Whether the 38 ballots under consideration were rendered invalid by the alterations thus made, must be determined by reference to the provisions of § 9 concerning marked ballots, rather than by those of § 12. The mere fact that alterations made upon the fact of ballots might constitute distinguishing marks within the prohibition of § 9, does not render them void under that section. Even those changes which are expressly permitted by § 12, may be used to indicate the voter. Changes which are allowed by § 12 will never invalidate a ballot unless it appears that they were made for corrupt purposes. Changes which are not within the provisions of § 12 render the ballot void as having a distinguishing mark forbidden by § 9, unless a reasonable explanation "is or may be suggested for their existence consistent with honesty and good faith." Marks upon the face of ballots which appear or are shown to have been made accidentally, and not for the purpose of indicating the voter, and changes for the existence of which a reasonable explanation consistent with honesty and good faith either appears upon the face of the ballot or is shown by proof, do not render the ballots void under the provisions of § 9. Phelan v. Walsh, etc., supra. *Page 108
The trial judge not only does not find that the changes in question were made for the purpose of indicating who might have cast the ballots upon which they appeared, but has found that a reasonable explanation for the action of these voters in inserting the petitioner's name by writing or paster upon a ballot upon which his name was originally printed, and in erasing a name from a paster, is furnished by the fact that the respondent caused to be sent to every supposed Democratic voter of Bridgeport a regular set of Democratic tickets, excepting that his (McElroy's) name had been pasted over that of the petitioner's for the office of collector. In so doing no deception was attempted to be practiced by the respondent, as each voter was duly informed by an inclosed circular of the change so made. But the result was, as the court has in effect found, that voters who received and used these ballots and who desired to vote for Mr. Coughlin, either attempted to remove the McElroy paster and, failing to wholly remove it, placed a Coughlin paster over the remnant, or, without attempting to remove the McElroy paster either placed a Coughlin paster over it, or — supposing from the statement of the circular that they were so doing — in fact placed the Coughlin paster immediately over Coughlin's name. The finding shows that the voters acted honestly in making these changes. The trial judge rightly held that they were not made in violation of the provisions of § 9.

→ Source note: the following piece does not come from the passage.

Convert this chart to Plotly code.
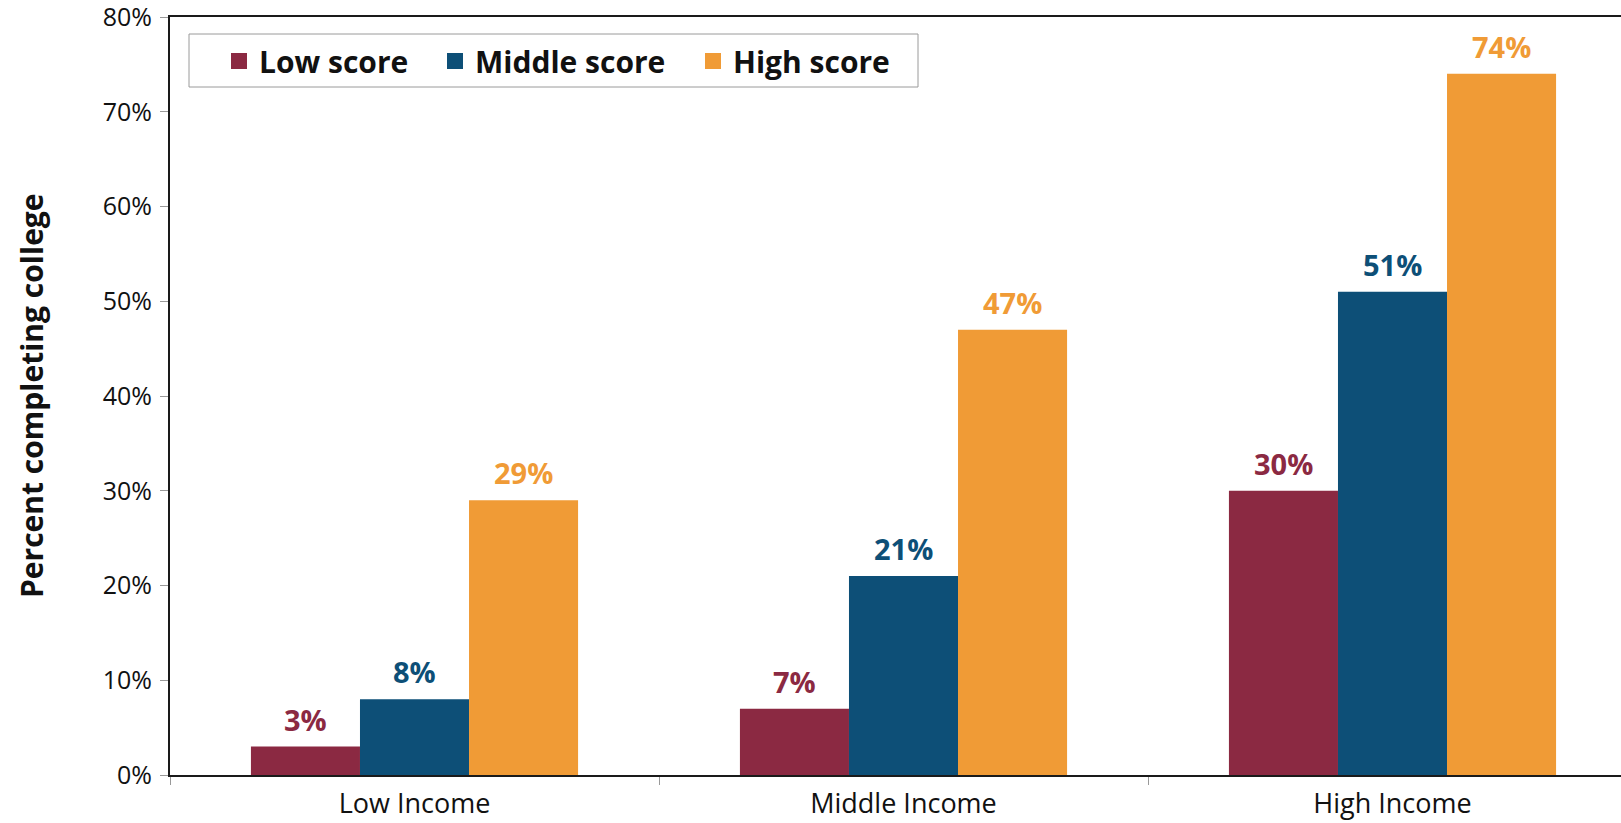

The ruling that the 11 ballots upon which were pasted the name of Joseph P. Coughlin for collector could not be counted for the petitioner, was correct. Those who cast these ballots may have intended to vote for Patrick Coughlin. They in fact voted for another person who resided in Bridgeport, was eligible to the office of collector, and was a candidate for selectman upon the Democratic ticket. There is no ambiguity upon the face of these ballots, and the fact, if it be so, that they were intended to be cast for another person, cannot be shown by extrinsic evidence. McCrary on Elections, § 507.
The trial judge erred in not counting for the petitioner the 38 ballots described in paragraph 14 of the finding. The petitioner was elected to the office of collector, and a certificate *Page 109 to that effect should have been issued by the judge, as provided by statute.
There is error and the judgment is reversed.
In this opinion the other judges concurred.